In the within-set comparison, the age groups contributing the most unvaccinated are 5-11 (23.5% of the unvaccinated) and 0-4 (23.1%), followed by 25-39 (17.6%), 12-17 (10.3%) and 18-24 (8.7%), in that order, for 83.2% of the unvaxed population. Those darned Millennials! No, it’s OK, it’s just that there are so many of them alive (the second-largest generation), as the vax rates themselves remind us.
So to summarize, assuming a modest level of stability in the proportions of vaccination in age groups and of age groups in the general population between the statistics I manipulate and whatever the ‘true’ current statistics are for both population age structure and vaccination rates, my figures of the majority of unvaccinated Americans being minors, 2/3 under 25, and over 4/5 under 40 stand reasonably well. Or even more so if there are fewer elderly people, or 40+ altogether, in proportion to the population now than there were pre-pandemic. If anyone wants to take a crack at developing a more reliable calculation, they’re very welcome.
Setting specific estimates aside, what we can be confident about in all this is that in the United States today the unvaccinated cohort is very predominantly kids and young people. How does it change our perceptions if no more than 5% of the American population are unvaxed AND middle-aged or older – the demographics who have been causing us so much grief since the last summer (admittedly it was much more than 5% at that time)?
END LEEWARD MOUNTAIN POST
A couple of comments:
Per the CDC, here are the percentages of total COVID deaths since the beginning of the pandemic by age:
85+ 25.8
75-84 25.7
65-74 22.9
50-64 18.8
40-49 4.5
30-39 1.8
18-29 0.6
0-17 0.09
A surprising stat (to me) is that this distribution remains practically unchanged if we consider only COVID deaths last month:
85+: 25.6
75-84: 26.5
65-74: 22.9
50-64: 18.8
40-49: 4.0
30-39: 1.5
18-29: 0.6
0-17: 0.1
I would have thought that going from a completely unvaccinated population in which the overwhelming majority of COVID deaths were among old people, to one in which the overwhelming majority of old people are vaccinated, would have skewed the the age distribution of COVID deaths strongly downwards, but this isn’t happening currently. (The age distribution of COVID deaths did skew downwards somewhat in 2021 relative to 2020, but apparently this effect has disappeared during the Omicron wave).

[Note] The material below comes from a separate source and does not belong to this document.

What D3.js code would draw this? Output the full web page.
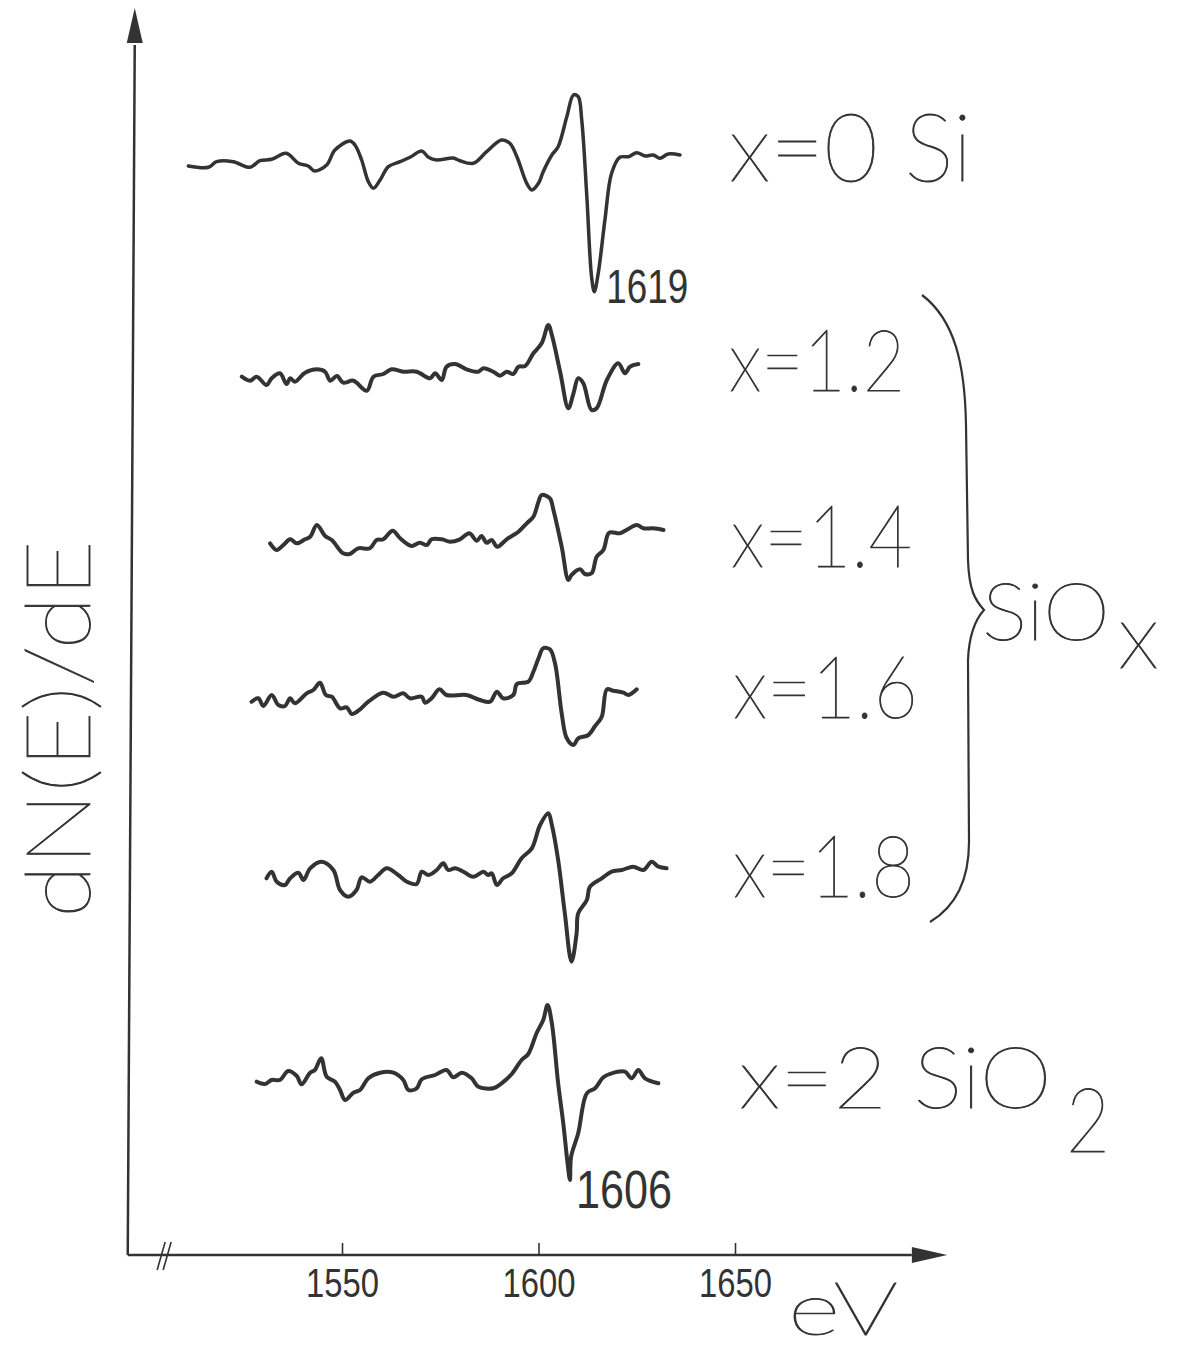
<!DOCTYPE html>
<html>
<head>
<meta charset="utf-8">
<script src="https://cdn.jsdelivr.net/npm/d3@7"></script>
<style>
  body { margin: 0; background: #fff; }
</style>
</head>
<body>
<div id="chart-wrapper"></div>
<script>
let width = 1185
let height = 1352
let ink = "#333"

// Auger spectra, [energy eV, dN/dE arb. units] relative to each trace baseline
let si = [
  [1510.9,-0.6],[1516.0,-0.73],[1518.1,-0.17],[1522.3,-0.17],[1526.6,-0.73],[1529.1,-0.07],
  [1532.1,0.07],[1535.8,0.67],[1538.9,-0.33],[1541.4,-0.6],[1543.0,-1.1],[1546.1,-0.5],
  [1548.2,1.0],[1552.0,1.9],[1553.3,1.5],[1555.0,0],[1556.7,-2.17],[1558.0,-2.83],
  [1559.7,-2.0],[1561.8,-0.67],[1564.8,-0.17],[1567.3,0.27],[1570.3,0.9],[1572.0,0.27],
  [1574.1,0],[1578.3,0.2],[1580.0,-0.07],[1583.4,-0.33],[1586.8,0.83],[1590.6,2.0],
  [1592.7,1.67],[1594.5,0.33],[1597.0,-2.33],[1598.3,-3.0],[1600.0,-2.33],[1601.2,-1.17],
  [1603.4,0.5],[1605.0,1.33],[1607.2,4.33],[1608.9,6.5],[1610.1,6.33],[1611.0,4.0],
  [1612.3,-3.67],[1613.5,-11.67],[1614.2,-13.17],[1615.2,-11.33],[1616.9,-6.0],[1618.6,-1.33],
  [1620.7,0.27],[1622.9,0.33],[1625.0,0.73],[1627.1,0.4],[1629.2,0.5],[1630.9,0.17],
  [1633.0,0.6],[1636.0,0.5]
]
let x12 = [
  [1524.5,-0.37],[1526.6,-0.77],[1528.3,-0.37],[1530.8,-1.2],[1532.1,-0.53],[1534.2,-0.03],
  [1535.9,-1.1],[1536.8,-0.53],[1538.0,-0.87],[1540.6,0.03],[1543.6,0.37],[1545.7,0.13],
  [1547.0,-0.77],[1548.7,-0.3],[1550.3,-0.97],[1552.9,-0.77],[1556.3,-1.77],[1558.0,-0.37],
  [1560.5,-0.1],[1562.6,0.37],[1565.6,0.13],[1569.0,0.13],[1572.4,-0.53],[1573.7,-0.03],
  [1575.4,-0.7],[1576.6,0.63],[1578.8,0.9],[1581.7,0.37],[1584.7,0.13],[1586.0,0.47],
  [1588.5,0.13],[1590.2,-0.27],[1591.9,0.13],[1593.6,-0.1],[1594.9,0.63],[1596.6,0.7],
  [1598.7,1.97],[1600.8,2.97],[1602.5,4.8],[1603.4,3.8],[1605.5,0.13],[1607.6,-3.53],
  [1608.9,-2.03],[1610.1,-0.53],[1611.4,-1.03],[1613.5,-3.7],[1614.8,-3.53],[1617.4,-0.7],
  [1620.3,0.97],[1622.0,-0.03],[1623.3,0.63],[1625.4,0.9]
]
let x14 = [
  [1531.7,-0.33],[1533.4,-1.0],[1535.1,-0.5],[1536.8,0.07],[1538.5,-0.33],[1540.6,0.07],
  [1541.9,0.33],[1543.6,1.5],[1545.7,0.4],[1547.4,0],[1550.3,-1.33],[1552.0,-1.4],
  [1554.1,-0.83],[1557.1,-0.83],[1558.8,0],[1560.5,0.07],[1562.9,0.93],[1564.8,0.17],
  [1567.7,-0.6],[1569.8,-0.27],[1571.6,-0.5],[1572.8,0.07],[1575.4,0.07],[1577.5,-0.17],
  [1580.0,0.07],[1582.4,0.67],[1584.3,-0.07],[1585.5,0.4],[1586.8,-0.27],[1588.1,0],
  [1589.5,-0.67],[1591.9,0.07],[1594.9,0.83],[1597.0,1.67],[1598.7,2.33],[1600.0,3.83],
  [1600.8,4.5],[1602.9,4.17],[1603.8,3.0],[1605.9,-0.67],[1607.6,-4.0],[1608.4,-3.5],
  [1610.6,-2.93],[1611.8,-3.4],[1613.5,-3.33],[1614.8,-1.67],[1616.5,-1.0],[1618.0,0.73],
  [1620.7,0.67],[1622.4,1.0],[1625.0,1.5],[1626.7,1.17],[1629.2,1.17],[1631.8,1.0]
]
let x16 = [
  [1527.0,-0.47],[1528.7,-0.13],[1530.0,-0.9],[1532.1,0.2],[1533.8,-0.8],[1535.5,-0.9],
  [1536.8,-0.13],[1538.0,-0.63],[1541.0,0.37],[1542.7,0.7],[1544.4,1.43],[1545.9,0.2],
  [1547.4,0.03],[1549.5,-1.13],[1551.2,-1.03],[1552.5,-1.7],[1554.6,-1.23],[1556.7,-0.47],
  [1560.5,0.43],[1563.1,0.03],[1565.6,0.37],[1567.3,-0.13],[1570.3,0.03],[1571.1,-0.57],
  [1572.8,-0.13],[1574.8,0.77],[1576.6,0.2],[1581.7,0.2],[1585.1,-0.3],[1587.7,-0.47],
  [1589.4,0.53],[1591.0,-0.13],[1593.6,0.2],[1594.5,1.3],[1597.4,1.53],[1598.7,2.53],
  [1600.0,3.87],[1601.2,4.87],[1602.9,4.77],[1604.2,3.37],[1605.9,-1.63],[1607.2,-4.13],
  [1608.9,-4.8],[1610.1,-4.13],[1612.7,-3.8],[1614.4,-2.9],[1616.1,-1.97],[1617.4,0.77],
  [1619.0,0.63],[1621.6,0.43],[1622.9,0.2],[1625.0,0.77]
]
let x18 = [
  [1530.8,-0.63],[1532.1,0.03],[1533.4,-0.97],[1535.5,-1.3],[1536.8,-0.63],[1538.9,-0.07],
  [1540.2,-0.8],[1541.9,0.37],[1544.8,1.03],[1547.8,0.2],[1549.5,-1.8],[1551.6,-2.47],
  [1553.7,-1.8],[1555.0,-0.53],[1557.1,-0.97],[1559.2,-0.3],[1561.4,0.37],[1564.3,-0.3],
  [1566.5,-0.97],[1569.0,-1.2],[1570.3,0.03],[1572.0,-0.3],[1574.1,0.2],[1575.8,0.87],
  [1577.0,0.2],[1578.8,0.37],[1580.9,0.03],[1583.4,-0.47],[1586.0,0.03],[1587.2,-0.3],
  [1588.1,-0.13],[1589.4,-1.3],[1591.0,-0.63],[1593.2,-0.13],[1595.7,1.37],[1598.3,2.37],
  [1600.4,4.7],[1602.5,5.87],[1603.4,4.7],[1605.0,1.2],[1606.7,-4.13],[1608.4,-8.97],
  [1609.7,-6.13],[1610.1,-4.13],[1612.3,-2.8],[1613.1,-1.47],[1616.1,-0.63],[1618.6,0.03],
  [1621.2,0.2],[1624.1,0.53],[1626.7,0.2],[1628.8,1.03],[1630.5,0.53],[1632.6,0.37]
]
let sio2 = [
  [1528.3,-0.37],[1530.4,-0.6],[1532.1,-0.2],[1534.2,-0.2],[1536.3,0.7],[1538.5,0.2],
  [1539.7,-0.63],[1541.9,0.53],[1543.1,0.8],[1544.7,1.97],[1546.1,0.13],[1548.2,-0.37],
  [1549.5,-1.2],[1550.8,-2.2],[1552.9,-1.47],[1554.6,-1.2],[1556.7,-0.03],[1559.7,0.53],
  [1563.1,0.53],[1565.6,-0.2],[1566.9,-1.2],[1569.0,-1.03],[1570.3,-0.13],[1573.7,0.3],
  [1576.6,0.8],[1578.3,0.07],[1580.5,0.53],[1583.0,-0.03],[1584.7,-0.87],[1588.5,-1.03],
  [1590.6,-0.53],[1593.2,0.4],[1595.7,1.8],[1597.4,2.4],[1599.5,4.47],[1601.2,5.8],
  [1602.3,7.3],[1603.4,5.47],[1605.0,-0.53],[1606.3,-4.53],[1607.4,-8.53],[1608.0,-10.2],
  [1608.3,-7.87],[1610.1,-5.53],[1612.3,-1.53],[1614.4,-1.03],[1616.5,0.07],[1618.6,0.47],
  [1622.0,0.63],[1623.7,-0.03],[1625.4,0.8],[1627.1,-0.03],[1630.5,-0.53]
]

let spectra = [si, x12, x14, x16, x18, sio2]
let offsets = [109.5, 88.2, 71.5, 55.8, 38.3, 17.7]
let labels = ["x=0 Si", "x=1.2", "x=1.4", "x=1.6", "x=1.8", "x=2 SiO"]
let xTicks = [1550, 1600, 1650]
let peakNotes = [["1619", 0, 1614.2], ["1606", 5, 1608.0]]

let svg = d3.select("#chart-wrapper")
  .append("svg")
  .attr("width", width)
  .attr("height", height)

let x = d3.scaleLinear().domain([1550, 1650]).range([342, 735])
let y = d3.scaleLinear().domain([0, 124.7]).range([1255, 8])

let narrow = "'Liberation Sans', Arial, sans-serif"
let labelFont = "Lato, 'Open Sans', sans-serif"

// thin stencil-like lettering
function thin(sel) {
  sel.attr("fill", ink)
    .attr("font-family", labelFont)
    .attr("font-weight", 200)
    .attr("stroke", ink)
    .attr("stroke-width", 0.9)
}

// Axes
let x0 = x(1496.5), y0 = y(0)
svg.append("line")
  .attr("x1", x0-4).attr("y1", y0).attr("x2", x(1695)).attr("y2", y0)
  .attr("stroke", ink).attr("stroke-width", 2.5)
svg.append("path")
  .attr("d", `M${x(1704)},${y0} L${x(1695)},${y0-8} L${x(1695)},${y0+8} Z`)
  .attr("fill", ink)
svg.append("line")
  .attr("x1", x0-4).attr("y1", y0).attr("x2", x0+3).attr("y2", y(121))
  .attr("stroke", ink).attr("stroke-width", 2.5)
svg.append("path")
  .attr("d", `M${x0+3},${y(124.7)} L${x0-5},${y(121.2)} L${x0+11},${y(121.2)} Z`)
  .attr("fill", ink)

// axis break
let bx = x(1505)
svg.append("path")
  .attr("d", `M${bx-8},${y0+15} L${bx},${y0-13} M${bx-2},${y0+15} L${bx+6},${y0-13}`)
  .attr("stroke", ink).attr("stroke-width", 1.6).attr("fill", "none")

let xAxis = d3.axisBottom(x)
  .tickValues(xTicks)
  .tickFormat(d3.format("d"))
  .tickSizeInner(-12)
  .tickSizeOuter(0)
  .tickPadding(13)
svg.append("g")
  .attr("class", "xAxis")
  .attr("transform", `translate(0,${y0})`)
  .call(xAxis)
  .call(g => g.select(".domain").remove())
d3.selectAll(".xAxis line").attr("stroke", ink).attr("stroke-width", 1.6)
d3.selectAll(".xAxis text")
  .attr("fill", ink)
  .attr("font-family", narrow)
  .attr("font-size", 41)
  .attr("textLength", 73)
  .attr("lengthAdjust", "spacingAndGlyphs")

// Traces
let line = d3.line()
  .x(d => x(d[0]))
  .y(d => y(d[1]))
  .curve(d3.curveCatmullRom.alpha(0.5))

svg.selectAll(".trace")
  .data(spectra)
  .enter()
  .append("path")
  .attr("class", "trace")
  .attr("fill", "none")
  .attr("stroke", ink)
  .attr("stroke-width", (d, i) => i == 0 ? 3.5 : 4)
  .attr("stroke-linejoin", "round")
  .attr("stroke-linecap", "round")
  .attr("d", (d, i) => line(d.map(p => [p[0], p[1] + offsets[i]])))

// peak energies
svg.selectAll(".note")
  .data(peakNotes)
  .enter()
  .append("text")
  .attr("class", "note")
  .attr("x", (d, i) => x(d[2]) + (i == 0 ? 12 : 6))
  .attr("y", (d, i) => i == 0 ? 303 : 1208)
  .attr("fill", ink)
  .attr("font-family", narrow)
  .attr("font-size", (d, i) => i == 0 ? 48 : 53)
  .attr("textLength", (d, i) => i == 0 ? 82 : 96)
  .attr("lengthAdjust", "spacingAndGlyphs")
  .text(d => d[0])

// Labels
let labelPos = [[729, 181], [729, 391], [731, 567], [733, 718], [733, 897], [739, 1108]]
let labelLen = [243, 176, 181, 185, 182, 313]
svg.selectAll(".label")
  .data(labels)
  .enter()
  .append("text")
  .attr("class", "label")
  .attr("x", (d, i) => labelPos[i][0])
  .attr("y", (d, i) => labelPos[i][1])
  .call(thin)
  .attr("font-size", (d, i) => i == 0 ? 94 : 86)
  .attr("textLength", (d, i) => labelLen[i])
  .attr("lengthAdjust", "spacingAndGlyphs")
  .text(d => d)
svg.append("text")
  .attr("x", 1066).attr("y", 1152)
  .call(thin)
  .attr("font-size", 90)
  .attr("textLength", 44)
  .attr("lengthAdjust", "spacingAndGlyphs")
  .text("2")

// SiOx bracket
let bTop = y(offsets[1]) - 78, bBot = y(offsets[4]) + 50, bMid = 610
let brace = d3.path()
brace.moveTo(922, bTop)
brace.bezierCurveTo(955, bTop + 25, 965, bTop + 70, 966, bTop + 130)
brace.lineTo(968, bMid - 50)
brace.bezierCurveTo(969, bMid - 20, 975, bMid - 10, 984, bMid)
brace.bezierCurveTo(975, bMid + 10, 969, bMid + 25, 968, bMid + 50)
brace.lineTo(969, bBot - 80)
brace.bezierCurveTo(969, bBot - 40, 955, bBot - 15, 930, bBot)
svg.append("path")
  .attr("d", brace.toString())
  .attr("fill", "none")
  .attr("stroke", ink)
  .attr("stroke-width", 2.2)

svg.append("text")
  .attr("x", 982).attr("y", 640)
  .call(thin)
  .attr("font-size", 80)
  .attr("textLength", 128)
  .attr("lengthAdjust", "spacingAndGlyphs")
  .text("SiO")
svg.append("text")
  .attr("x", 1118).attr("y", 668)
  .call(thin)
  .attr("font-size", 92)
  .text("x")

// axis titles
svg.append("text")
  .attr("transform", `translate(90,729) rotate(-90)`)
  .attr("text-anchor", "middle")
  .call(thin)
  .attr("font-size", 90)
  .attr("textLength", 378)
  .attr("lengthAdjust", "spacingAndGlyphs")
  .text("dN(E)/dE")

svg.append("text")
  .attr("x", 788).attr("y", 1335)
  .call(thin)
  .attr("font-size", 74)
  .attr("textLength", 110)
  .attr("lengthAdjust", "spacingAndGlyphs")
  .text("eV")
</script>
</body>
</html>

The bottom line stat in Leeward Mountain’s breakdown that jumps out to me is that, currently, only 2.4% of the total US population consists of people who are 50 and older and completely unvaccinated. Yet this cohort is now generating around 93% of the roughly 100,000 COVID deaths we’ve seen in the last six weeks alone. (94% of all current COVID deaths are among people 50 or older, and vaccinated people in this cohort reduce their mortality risk from COVID by well over 90% relative to the unvaccinated).